I think the lyrics in ‘Stephanie’. Yeah, I’m really really proud of both of those songs- and songs I’m yet to release. I remember when I wrote ‘Stephanie’, I was in Byron Bay with a producer, staying in his caravan-studio, and I woke up really early that morning and just grabbed my phone and wrote all these lyrics, humming the melody. When he came in I must have looked like a crazy person and I was like ‘I just wrote this song! I just need to figure out the chords really quickly!’ I remember after we finished, I just felt so happy. I felt so proud. I immediately sent it to one of my best friends.
So ‘Outside In’ you were saying you wrote when you were drunk, and ‘Stephanie’ you wrote when you were tired, do you find mindset is important for you to feel inspired?
I mean, I’ve written songs in a controlled environment- like in a session- that I really love. Songs with other writers and by myself, but I also write when I’m drunk, or in the middle of the night!
I think the link between all the songs that are important to me, is that I’ve let me guard down, and been vulnerable with myself. That feels like the key to writing a good song.
What do you want to stand for as a musician?
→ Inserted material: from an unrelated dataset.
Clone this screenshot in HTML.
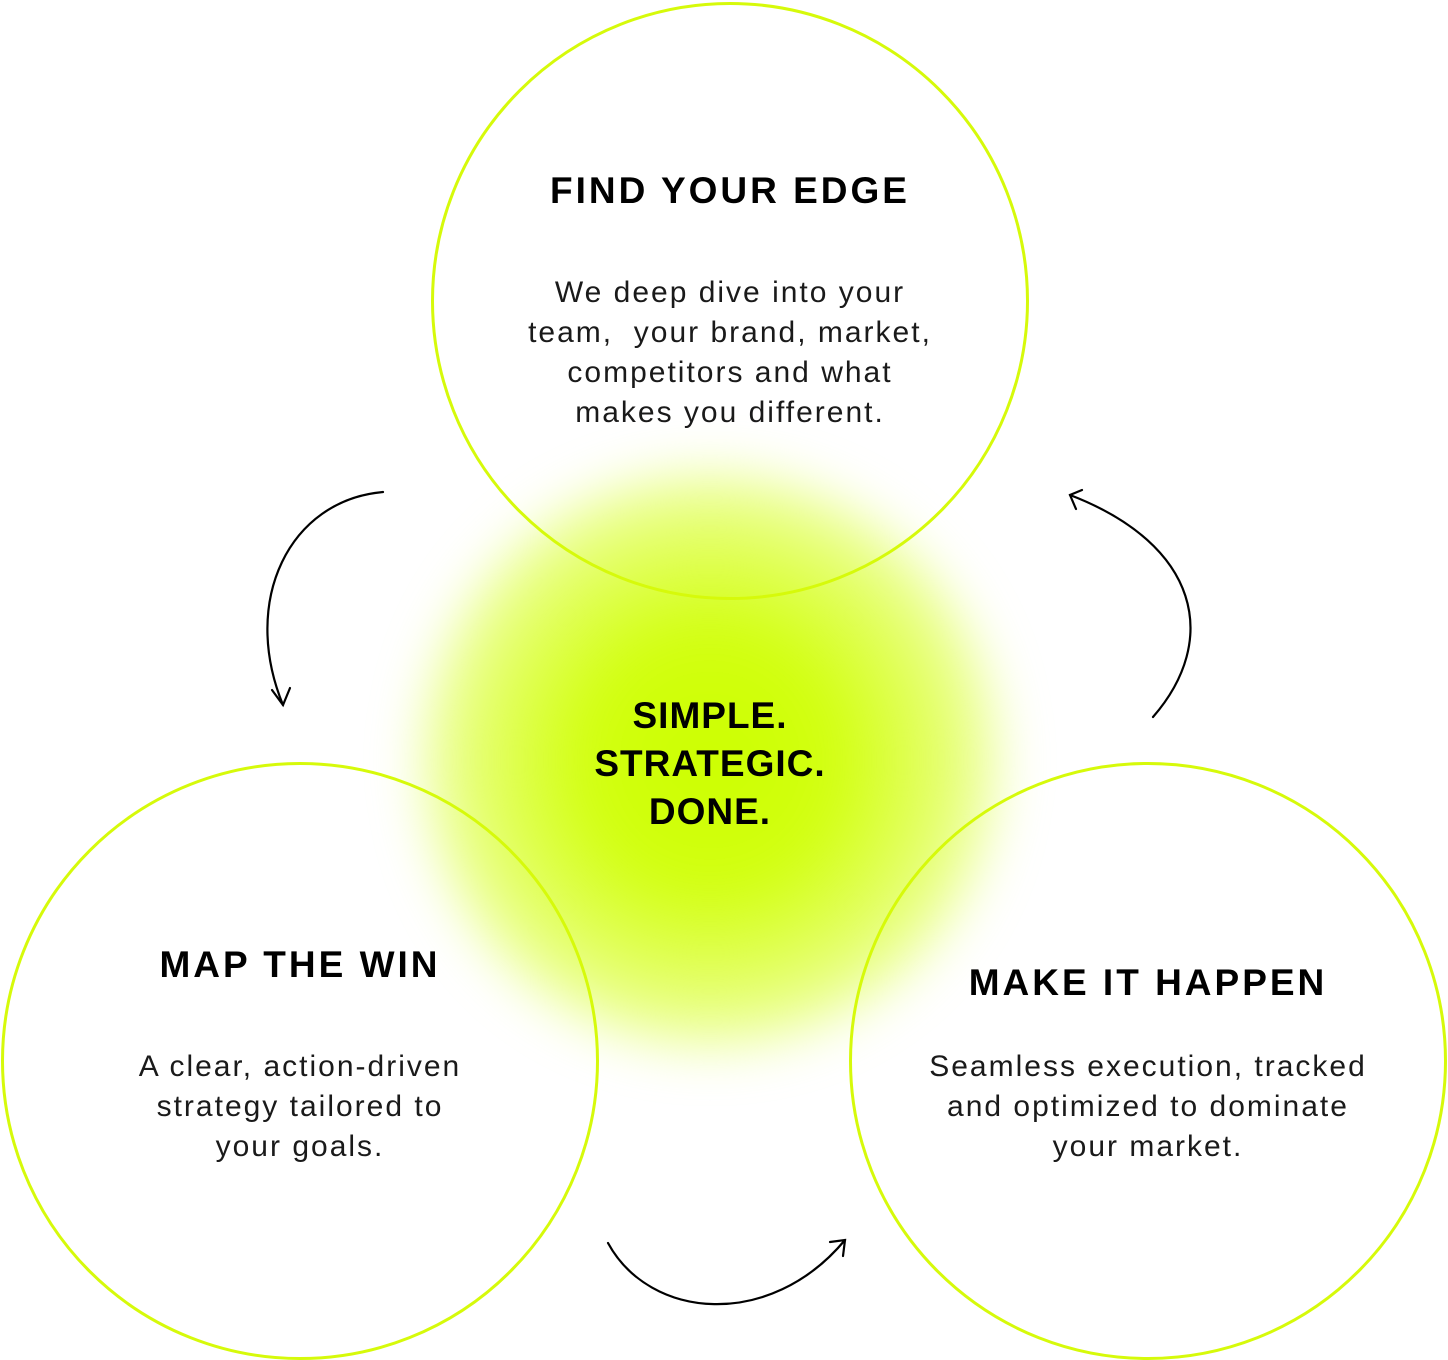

Honesty. I want to be unapologetically honest about my experiences and things that happen to everybody in life. I never want to be that person who writes a song to cater to anybody else apart from what I believe and feel. I’m passionate about working with other women, the film clip for ‘Outside In’ was with an all-female crew, which was so exciting. I love working with female songwriters when it comes to writing women have a different perspective- I feel like I can relate to it more.
Sometimes I find for myself even if there’s a male vocalist singing a song about an experience I’ve had, hearing a woman sing it feels more relatable
I think I agree. I love male musicians, but I think that it’s important for women to build each other up.